Kamehameha Day was first proclaimed in 1871 by Kamehameha V as a day to honor his grandfather. Early celebrations of Kamehameha Day featured carnivals, fairs, games and races. When Hawaii became a state in 1959, Kamehameha Day was one of the first holidays proclaimed by the Hawai’i State Legislature.
Today, we celebrate Kamehameha Day on the island with festive events that would make any king proud. Kamehameha Day celebrations around the Big Island attract locals and visitors alike. Two of the largest of these celebrations are the Kamehameha Festival in Hilo and Kohala.
The Kamehameha Festival in Hilo features traditional Hawaiian dance, music, chant, practices, arts, and crafts that are enjoyed by thousands of island residents and visitors from around the world. Proudly presented by the Royal Order of Kamehameha I, Māmalahoa, Hilo Chapter, the festival takes place every year on June 11 in Hilo on Mokuola (Island of Life). People of all ages are invited to join in on this day of aloha in memory of King Kamehameha.

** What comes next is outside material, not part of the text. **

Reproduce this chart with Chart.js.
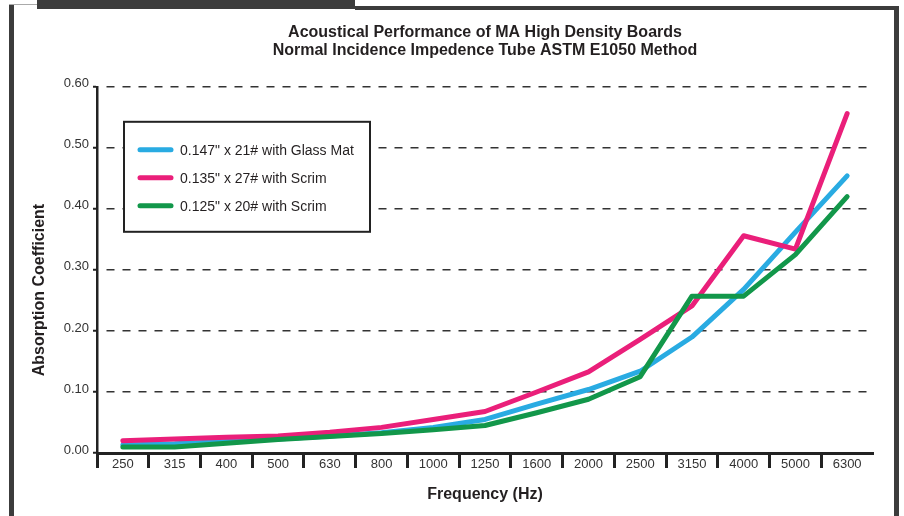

This year’s festival will feature traditional Hawaiian music and dance, a seashell blowing contest, ‘ono food, and ‘made-in-Hawaii’ art and craft vendors. In recent years Māmalahoa has partnered with organizations such as the Hawaii Tourism Authority, County of Hawai‘i Research & Development, and the Office of Hawaiian Affairs in the presentation of this historical and culturally significant event.
Another grand event celebrating this state holiday takes place in Kohala, on the northern tip of the Big Island. Kohala, the birthplace of Kamehameha, is a small community that goes all out to present a full day of celebration and tribute to Hawai’i’s first king. The towns of Hawi and Kapa’au welcome visitors to this historic area on King Kamehameha Day to take part in the floral parade, statue draping, and music in the park.
“North Kohala is proud of its connection to the king and reveres him as both leader and ancestor,” say event organizers. “This reverence is visible in the loving care with which the Kamehameha statue in Kapa’au is maintained, and in the grassroots effort that creates a full day of ceremonies each Kamehameha Day.”
At 8 a.m, the original statue of King Kamehameha I in Kapa’au will be drapped with 25-foot long leis. The statue decorating ceremony will begin with an opening blessing, followed by hula, history, and music. At 9 a.m., the traditional pa’u parade will boast horses and riders adorned in colorful flowers that represent each of the Hawaiian Islands.
Following the mornings festivities, guests will enjoy a ho’olaule’a (music festival) complete with local food, artisans, hula dancers and award-winning Hawaiian music. The ho’olaule’a starts at 10 a.m. and continues until 4 p.m. at Kamehameha Park.
So whether you’re on the windward or leeward side of the Big Island, there will be plenty of fun-filled events to fill your day and help you honor one of Hawai’i’s most celebrated historical figures.